Droughts, heavy rainfall coming? UN weather agency warns of El Niño later this year

Droughts, heavy rainfall coming? UN weather agency warns of El Niño later this year

The UN weather agency warned Tuesday that there is a fairly good chance of an El Niño climate phenomenon occurring later this year in the Pacific Ocean, which may bring drought and heavy rainfall to the rest of the world.

The World Meteorological Organization (WMO) announced Tuesday that its world weather modeling shows there is a “fairly large potential for an El Niño, most likely by the end of the second quarter of 2014.”

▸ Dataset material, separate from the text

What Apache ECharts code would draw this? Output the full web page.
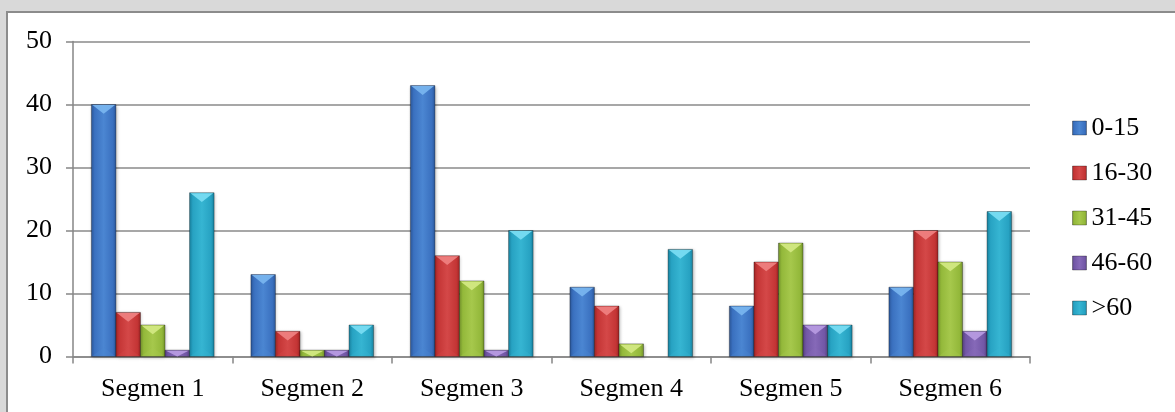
<!DOCTYPE html>
<html>
<head>
<meta charset="utf-8">
<script src="https://cdn.jsdelivr.net/npm/echarts@6/dist/echarts.min.js"></script>
<style>
  html, body { margin: 0; padding: 0; background: #ffffff; }
  #chart { width: 1175px; height: 412px; }
</style>
</head>
<body>
<div id="chart"></div>
<script>
// Categories and age-group series
const categories = ['Segmen 1', 'Segmen 2', 'Segmen 3', 'Segmen 4', 'Segmen 5', 'Segmen 6'];
const groupNames = ['0-15', '16-30', '31-45', '46-60', '>60'];
const values0to15 = [40, 13, 43, 11, 8, 11];
const values16to30 = [7, 4, 16, 8, 15, 20];
const values31to45 = [5, 1, 12, 2, 18, 15];
const values46to60 = [1, 1, 1, 0, 5, 4];
const valuesOver60 = [26, 5, 20, 17, 5, 23];
const yTicks = [0, 10, 20, 30, 40, 50];

const seriesValues = [values0to15, values16to30, values31to45, values46to60, valuesOver60];

// palette: [edge, base, light centre, top bevel]
const palettes = [
  ['#2a5597', '#3a70bf', '#4b86d2', '#78b4ee'],
  ['#9c2424', '#c43535', '#d44848', '#ee8080'],
  ['#71902a', '#93b83a', '#a6c84c', '#d2e882'],
  ['#56407f', '#7257a6', '#8669b8', '#b69ae0'],
  ['#177f9c', '#27a2c2', '#36b5d2', '#78dcf2']
];

const FONT = '"Liberation Serif", "Times New Roman", serif';
const N = groupNames.length;

function faceGradient(p) {
  return new echarts.graphic.LinearGradient(0, 0, 1, 0, [
    { offset: 0, color: p[0] },
    { offset: 0.14, color: p[1] },
    { offset: 0.5, color: p[2] },
    { offset: 0.86, color: p[1] },
    { offset: 1, color: p[0] }
  ]);
}

// bevelled column: shaded face, light top facet, faint bottom facet
function makeRender(s) {
  const p = palettes[s];
  return function (params, api) {
    const cat = api.value(0);
    const val = api.value(1);
    if (!val) return { type: 'group', children: [] };
    const top = api.coord([cat, val]);
    const base = api.coord([cat, 0]);
    const band = api.size([1, 0])[0];
    const barW = band / (N + 1.5);
    const x0 = top[0] - (N / 2) * barW + s * barW;
    const x1 = x0 + barW;
    const y0 = top[1];
    const y1 = base[1];
    const h = y1 - y0;
    const tri = Math.min(barW * 0.38, h);
    const children = [
      {
        type: 'rect',
        shape: { x: x0, y: y0, width: barW, height: h },
        style: {
          fill: faceGradient(p),
          stroke: 'rgba(0,0,0,0.3)',
          lineWidth: 1,
          shadowBlur: 3,
          shadowOffsetX: 1,
          shadowOffsetY: 1,
          shadowColor: 'rgba(0,0,0,0.25)'
        }
      },
      {
        type: 'polygon',
        shape: { points: [[x0 + 1, y0 + 0.5], [x1 - 1, y0 + 0.5], [(x0 + x1) / 2, y0 + tri]] },
        style: { fill: p[3], opacity: 0.95 }
      }
    ];
    if (h > barW) {
      children.push({
        type: 'polygon',
        shape: { points: [[x0 + 1, y1 - 0.5], [x1 - 1, y1 - 0.5], [(x0 + x1) / 2, y1 - tri]] },
        style: { fill: p[2], opacity: 0.35 }
      });
    }
    return { type: 'group', children: children };
  };
}

const series = groupNames.map(function (name, s) {
  return {
    name: name,
    type: 'custom',
    renderItem: makeRender(s),
    encode: { x: 0, y: 1 },
    itemStyle: { color: palettes[s][1] },
    data: seriesValues[s].map(function (v, i) { return [i, v]; }),
    z: 3
  };
});

const chart = echarts.init(document.getElementById('chart'), null, { renderer: 'canvas' });
chart.setOption({
  animation: false,
  backgroundColor: '#ffffff',
  graphic: [
    { type: 'rect', shape: { x: 0, y: 0, width: 1175, height: 12 }, style: { fill: '#d9d9d9' }, z: -10 },
    { type: 'rect', shape: { x: 0, y: 0, width: 7, height: 412 }, style: { fill: '#d9d9d9' }, z: -10 },
    { type: 'polyline', shape: { points: [[7, 412], [7, 12], [1175, 12]] }, style: { stroke: '#8c8c8c', lineWidth: 2, fill: null }, z: -9 }
  ],
  grid: { left: 73, right: 145, top: 41.5, bottom: 55.5, containLabel: false },
  legend: {
    orient: 'vertical',
    left: 1067,
    top: 110,
    itemWidth: 14,
    itemHeight: 14,
    itemGap: 19,
    icon: 'rect',
    textStyle: { fontFamily: FONT, fontSize: 26, color: '#000', lineHeight: 26 },
    data: groupNames.map(function (n, s) {
      return {
        name: n,
        itemStyle: { color: faceGradient(palettes[s]), borderColor: 'rgba(0,0,0,0.3)', borderWidth: 1 }
      };
    })
  },
  xAxis: {
    type: 'category',
    data: categories,
    boundaryGap: true,
    axisLine: { show: true, lineStyle: { color: '#868686', width: 1.5 } },
    axisTick: { show: true, length: 7, lineStyle: { color: '#868686', width: 1.5 } },
    axisLabel: { fontFamily: FONT, fontSize: 26, color: '#000', margin: 20 },
    splitLine: { show: false }
  },
  yAxis: {
    type: 'value',
    min: yTicks[0],
    max: yTicks[yTicks.length - 1],
    interval: yTicks[1] - yTicks[0],
    axisLine: { show: true, lineStyle: { color: '#868686', width: 1.5 } },
    axisTick: { show: true, length: 7, lineStyle: { color: '#868686', width: 1.5 } },
    axisLabel: { fontFamily: FONT, fontSize: 26, color: '#000', margin: 21 },
    splitLine: { show: true, lineStyle: { color: '#8a8a8a', width: 1.5 } }
  },
  series: series
});
</script>
</body>
</html>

“If an El Niño event develops – and it is still too early to be certain – it will influence temperatures and precipitation and contribute to draughts and heavy rainfall in different regions of the world,” WMO chief Michel Jarraud said in a statement.

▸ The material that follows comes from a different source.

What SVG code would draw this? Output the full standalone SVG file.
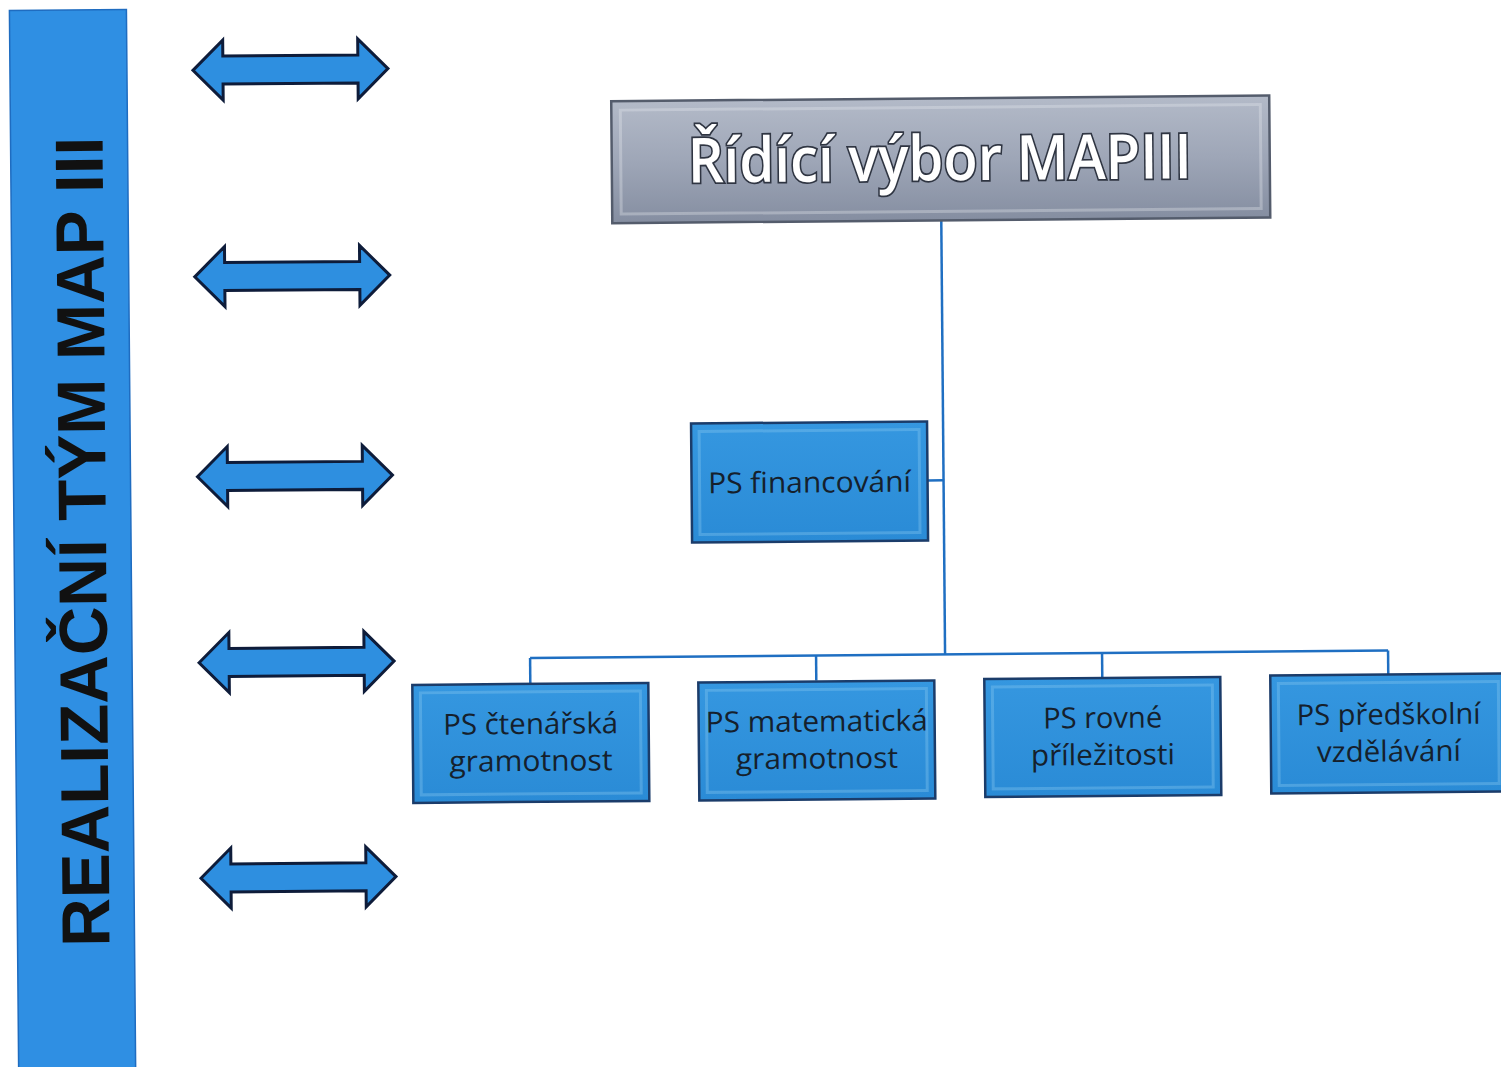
<svg xmlns="http://www.w3.org/2000/svg" width="1501" height="1067" viewBox="0 0 1501 1067">
<style>
.conn{stroke:#1f6fc2;stroke-width:2.5;fill:none}
.box{fill:url(#blueGrad);stroke:#1b3c6a;stroke-width:2.5}
.bevel{fill:none;stroke:#8ccaf2;stroke-width:3;opacity:0.35}
.lbl{font-family:"Open Sans","Noto Sans","Liberation Sans",sans-serif;font-size:29px;fill:#15202c;text-anchor:middle}
.arrow{fill:#2e8fe0;stroke:#0e1c3a;stroke-width:3;stroke-linejoin:miter}
</style>
<defs>
<linearGradient id="blueGrad" x1="0" y1="0" x2="0" y2="1">
<stop offset="0" stop-color="#3597e0"/>
<stop offset="1" stop-color="#2a8bd6"/>
</linearGradient>
<linearGradient id="grayGrad" x1="0" y1="0" x2="0" y2="1">
<stop offset="0" stop-color="#b3bac8"/>
<stop offset="0.5" stop-color="#9ea6b7"/>
<stop offset="1" stop-color="#858ea1"/>
</linearGradient>
<path id="dblArrow" d="M0,0 L30,-30 L30,-14 L165,-14 L165,-30 L195,0 L165,30 L165,14 L30,14 L30,30 Z"/>
</defs>
<rect x="0" y="0" width="1501" height="1067" fill="#ffffff"/>
<g transform="rotate(-0.5 750 533)">
<g id="realizacni-tym">
<rect x="14" y="4" width="117" height="1100" fill="#2f8fe3" stroke="#1f6cc0" stroke-width="1.5"/>
<text transform="translate(106,536) rotate(-90)" font-family="'Liberation Sans',Arial,sans-serif" font-weight="bold" font-size="68" fill="#111111" text-anchor="middle" textLength="810" lengthAdjust="spacingAndGlyphs">REALIZAČNÍ TÝM MAP III</text>
</g>
<g id="arrows">
<use href="#dblArrow" class="arrow" transform="translate(197,65.5)"/>
<use href="#dblArrow" class="arrow" transform="translate(197,272)"/>
<use href="#dblArrow" class="arrow" transform="translate(198,472)"/>
<use href="#dblArrow" class="arrow" transform="translate(198,658)"/>
<use href="#dblArrow" class="arrow" transform="translate(198,873.5)"/>
</g>
<g id="connectors">
<line class="conn" x1="944" y1="222" x2="944" y2="656"/>
<line class="conn" x1="928" y1="482" x2="944" y2="482"/>
<line class="conn" x1="529" y1="656" x2="1387" y2="656"/>
<line class="conn" x1="529" y1="656" x2="529" y2="681"/>
<line class="conn" x1="815" y1="656" x2="815" y2="681"/>
<line class="conn" x1="1101" y1="656" x2="1101" y2="681"/>
<line class="conn" x1="1387" y1="656" x2="1387" y2="681"/>
</g>
<g id="ridici-vybor">
<rect x="615" y="100" width="658" height="122" fill="url(#grayGrad)" stroke="#545c6c" stroke-width="2.5"/>
<rect x="624" y="109" width="640" height="104" fill="none" stroke="#e6e9ef" stroke-width="3" opacity="0.35"/>
<text x="943" y="182" font-family="'Open Sans','Noto Sans',sans-serif" font-weight="600" font-size="62" fill="#ffffff" stroke="#2f3542" stroke-width="3.5" paint-order="stroke" text-anchor="middle" textLength="504" lengthAdjust="spacingAndGlyphs">Řídící výbor MAPIII</text>
</g>
<g id="ps-financovani">
<rect class="box" x="692" y="423" width="236" height="119"/>
<rect class="bevel" x="700" y="431" width="220" height="103"/>
<text class="lbl" x="810" y="493" textLength="203" lengthAdjust="spacingAndGlyphs">PS financování</text>
</g>
<g id="ps-ctenarska">
<rect class="box" x="411" y="682" width="236" height="118"/>
<rect class="bevel" x="419" y="690" width="220" height="102"/>
<text class="lbl" x="529" y="732" textLength="175" lengthAdjust="spacingAndGlyphs">PS čtenářská</text>
<text class="lbl" x="529" y="769" textLength="163" lengthAdjust="spacingAndGlyphs">gramotnost</text>
</g>
<g id="ps-matematicka">
<rect class="box" x="697" y="682" width="236" height="118"/>
<rect class="bevel" x="705" y="690" width="220" height="102"/>
<text class="lbl" x="815" y="732" textLength="222" lengthAdjust="spacingAndGlyphs">PS matematická</text>
<text class="lbl" x="815" y="769" textLength="162" lengthAdjust="spacingAndGlyphs">gramotnost</text>
</g>
<g id="ps-rovne">
<rect class="box" x="983" y="681" width="236" height="118"/>
<rect class="bevel" x="991" y="689" width="220" height="102"/>
<text class="lbl" x="1101" y="731" textLength="119" lengthAdjust="spacingAndGlyphs">PS rovné</text>
<text class="lbl" x="1101" y="768" textLength="144" lengthAdjust="spacingAndGlyphs">příležitosti</text>
</g>
<g id="ps-predskolni">
<rect class="box" x="1269" y="680" width="236" height="118"/>
<rect class="bevel" x="1277" y="688" width="220" height="102"/>
<text class="lbl" x="1387" y="730" textLength="184" lengthAdjust="spacingAndGlyphs">PS předškolní</text>
<text class="lbl" x="1387" y="767" textLength="144" lengthAdjust="spacingAndGlyphs">vzdělávání</text>
</g>
</g>
</svg>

El Niño occurs every two to seven years, when prevailing trade winds that circulate surface water in the tropical Pacific start to weaken. It is characterized by unusually warm ocean surface temperatures in the central and eastern tropical Pacific.

It has a warming influence on global temperatures and is the opposite of the La Niña phenomenon, which is associated with cooling. The last El Niño took place between June 2009 and May 2010. El Niño is often followed by La Niña.

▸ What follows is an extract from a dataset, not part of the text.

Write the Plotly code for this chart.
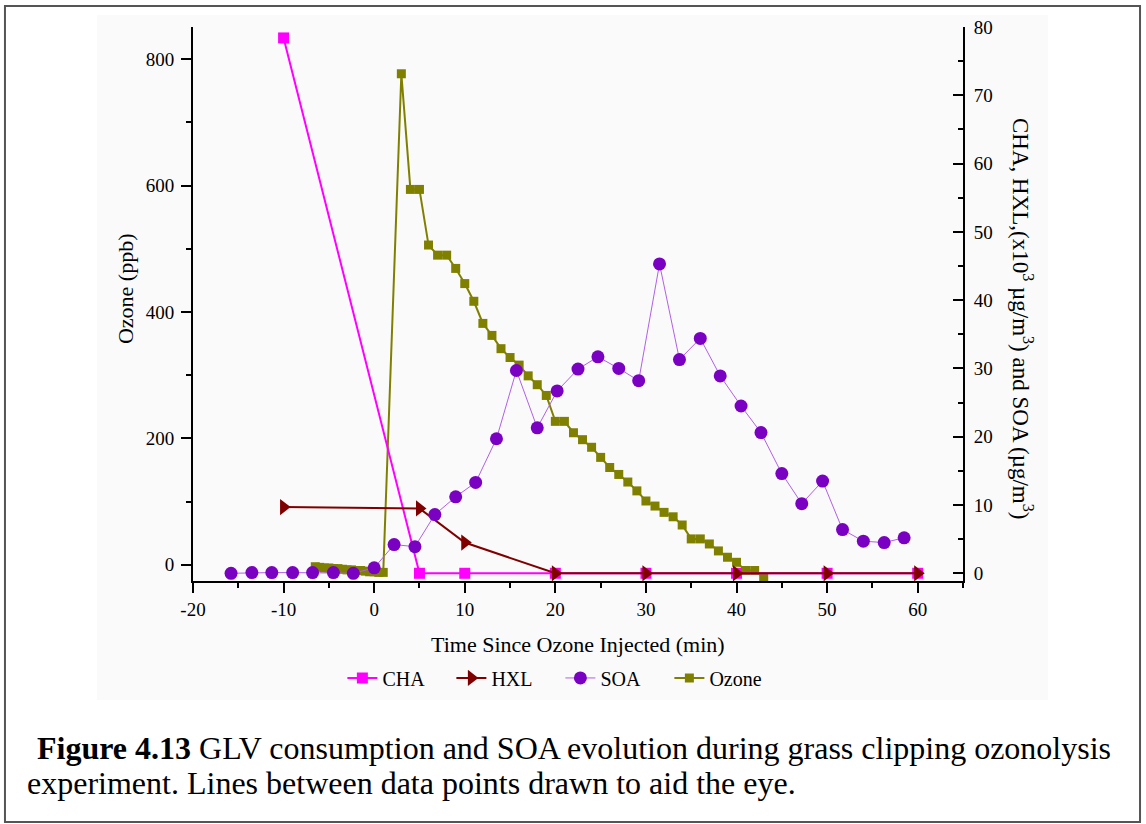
import plotly.graph_objects as go

# ---------------- data ----------------
cha_t = [-10, 5, 10, 20, 30, 40, 50, 60]
cha_v = [78.4, 0, 0, 0, 0, 0, 0, 0]

hxl_t = [-10, 5, 10, 20, 30, 40, 50, 60]
hxl_v = [9.7, 9.5, 4.5, 0, 0, 0, 0, 0]

soa_t = [-15.8, -13.5, -11.3, -9.0, -6.8, -4.5, -2.3, 0, 2.2, 4.5, 6.7, 9.0,
         11.2, 13.5, 15.7, 18.0, 20.2, 22.5, 24.7, 27.0, 29.2, 31.5, 33.7,
         36.0, 38.2, 40.5, 42.7, 45.0, 47.2, 49.5, 51.7, 54.0, 56.3, 58.5]
soa_v = [0.0, 0.1, 0.1, 0.1, 0.1, 0.1, 0.0, 0.8, 4.2, 3.9, 8.6, 11.2,
         13.3, 19.7, 29.7, 21.3, 26.7, 29.9, 31.7, 30.0, 28.2, 45.3, 31.3,
         34.4, 28.9, 24.5, 20.6, 14.6, 10.2, 13.5, 6.4, 4.7, 4.5, 5.2]

ozone_t = [-6.5, -6, -5.5, -5, -4.5, -4, -3.5, -3, -2.5, -2, -1.5, -1, -0.5, 0, 0.5, 1,
           3, 4, 5, 6, 7, 8, 9, 10, 11, 12, 13, 14, 15, 16, 17, 18, 19, 20, 21, 22,
           23, 24, 25, 26, 27, 28, 29, 30, 31, 32, 33, 34, 35, 36, 37, 38, 39, 40,
           41, 42, 43]
ozone_v = [-3, -4, -5, -5, -6, -6, -7, -8, -8, -9, -9, -10, -11, -11, -12, -12,
           777, 594, 594, 506, 490, 490, 469, 445, 417, 382, 363, 342, 328, 316, 299,
           285, 268, 227, 227, 209, 198, 186, 170, 154, 143, 131, 117, 101, 93, 83,
           76, 63, 41, 41, 33, 22, 12, 4, -9, -9, -20]

x_ticks = [-20, -10, 0, 10, 20, 30, 40, 50, 60]
x_ticktext = ["-20", "-10", "0", "10", "20", "30", "40", "50", "60"]
ozone_ticks = [0, 200, 400, 600, 800]
right_ticks = [0, 10, 20, 30, 40, 50, 60, 70, 80]

FONT = "Liberation Serif, Times New Roman, serif"

fig = go.Figure()

fig.add_trace(go.Scatter(
    x=ozone_t, y=ozone_v, name="Ozone", yaxis="y", mode="lines+markers",
    line=dict(color="#808000", width=2),
    marker=dict(symbol="square", size=9, color="#808000"),
    legendrank=4))
fig.add_trace(go.Scatter(
    x=cha_t, y=cha_v, name="CHA", yaxis="y2", mode="lines+markers",
    line=dict(color="#FF00FF", width=2),
    marker=dict(symbol="square", size=11, color="#FF00FF"),
    legendrank=1))
fig.add_trace(go.Scatter(
    x=hxl_t, y=hxl_v, name="HXL", yaxis="y2", mode="lines+markers",
    line=dict(color="#800000", width=2),
    marker=dict(symbol="triangle-right", size=14, color="#800000"),
    legendrank=2))
fig.add_trace(go.Scatter(
    x=soa_t, y=soa_v, name="SOA", yaxis="y2", mode="lines+markers",
    line=dict(color="#B060E8", width=1),
    marker=dict(symbol="circle", size=13, color="#7A00C2"),
    legendrank=3))

axis_common = dict(showgrid=False, zeroline=False, showline=True, linecolor="black",
                   linewidth=2, tickcolor="black", tickwidth=2, ticklen=10,
                   tickfont=dict(family=FONT, size=19, color="black"))

fig.update_layout(
    width=1146, height=824,
    margin=dict(l=193, r=183, t=27, b=243),
    paper_bgcolor="white", plot_bgcolor="rgba(0,0,0,0)",
    font=dict(family=FONT, size=19, color="black"),
    showlegend=True,
    legend=dict(orientation="h", x=0.194, y=-0.175, xanchor="left", yanchor="middle",
                font=dict(family=FONT, size=20, color="black"),
                bgcolor="rgba(0,0,0,0)", traceorder="normal",
                entrywidth=64, entrywidthmode="pixels"),
    xaxis=dict(range=[-20, 65], tickvals=x_ticks, ticktext=x_ticktext, ticks="outside",
               minor=dict(dtick=5, ticks="outside", ticklen=5, tickcolor="black", tickwidth=2),
               **axis_common),
    yaxis=dict(range=[-25.6, 851], tickvals=ozone_ticks, ticks="outside", ticklabelstandoff=3,
               minor=dict(dtick=100, ticks="outside", ticklen=5, tickcolor="black", tickwidth=2),
               **axis_common),
    yaxis2=dict(range=[-1.13, 80], tickvals=right_ticks, overlaying="y", side="right",
                ticks="inside", anchor="x", ticklabelstandoff=5,
                minor=dict(dtick=5, ticks="inside", ticklen=5, tickcolor="black", tickwidth=2),
                **axis_common),
)

# background panel and outer frame
fig.add_shape(type="rect", xref="paper", yref="paper", x0=-0.1247, x1=1.1104,
              y0=-0.2148, y1=1.0217, fillcolor="#fafafa", line=dict(width=0), layer="below")
fig.add_shape(type="rect", xref="paper", yref="paper", x0=-0.2442, x1=1.2299,
              y0=-0.435, y1=1.0379, line=dict(color="#555555", width=2), layer="above")

# axis titles
fig.add_annotation(text="Time Since Ozone Injected (min)", xref="paper", yref="paper",
                   x=0.5, y=-0.1155, showarrow=False, xanchor="center", yanchor="middle",
                   font=dict(family=FONT, size=22, color="black"))
fig.add_annotation(text="Ozone (ppb)", xref="paper", yref="paper", textangle=-90,
                   x=-0.0883, y=0.527, showarrow=False, xanchor="center", yanchor="middle",
                   font=dict(family=FONT, size=22, color="black"))
fig.add_annotation(text="CHA, HXL,(x10<sup>3</sup> µg/m<sup>3</sup>) and SOA (µg/m<sup>3</sup>)",
                   xref="paper", yref="paper", textangle=90,
                   x=1.0766, y=0.473, showarrow=False, xanchor="center", yanchor="middle",
                   font=dict(family=FONT, size=23, color="black"))

# caption
fig.add_annotation(text="<b>Figure 4.13</b> GLV consumption and SOA evolution during grass clipping ozonolysis",
                   xref="paper", yref="paper", x=-0.2052, y=-0.3014, showarrow=False,
                   xanchor="left", yanchor="middle", font=dict(family=FONT, size=32, color="black"))
fig.add_annotation(text="experiment. Lines between data points drawn to aid the eye.",
                   xref="paper", yref="paper", x=-0.2182, y=-0.3646, showarrow=False,
                   xanchor="left", yanchor="middle", font=dict(family=FONT, size=32, color="black"))

fig.write_html("out.html", config={"displayModeBar": False},
               post_script="document.body.style.margin='0';document.body.style.overflow='hidden';")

The WMO said that two-thirds of climate models suggested that El Niño might begin between June and August 2014, with some suggesting it might start in May. The remainder say that El Niño will not take place this year.

Neither El Niño nor La Niña are caused by climate change, but rising ocean temperatures as a result of global warming may influence their frequency and intensity.

Jarraud warned that combined with human-induced warming from greenhouse gasses, “El Niño has an important effect on global average temperatures” and has “the potential to cause a dramatic rise in global mean temperature.”

Both El Niño and La Niña are at opposite ends of the ENSO cycle, which refers to the year-to-year variations in sea-surface temperatures, convective rainfall, surface to air pressure, and atmospheric circulation that occur across the equatorial Pacific Ocean.

The term el niño means “the boy” in Spanish, but the capitalized version refers to Christ because the phenomenon often develops around Christmas.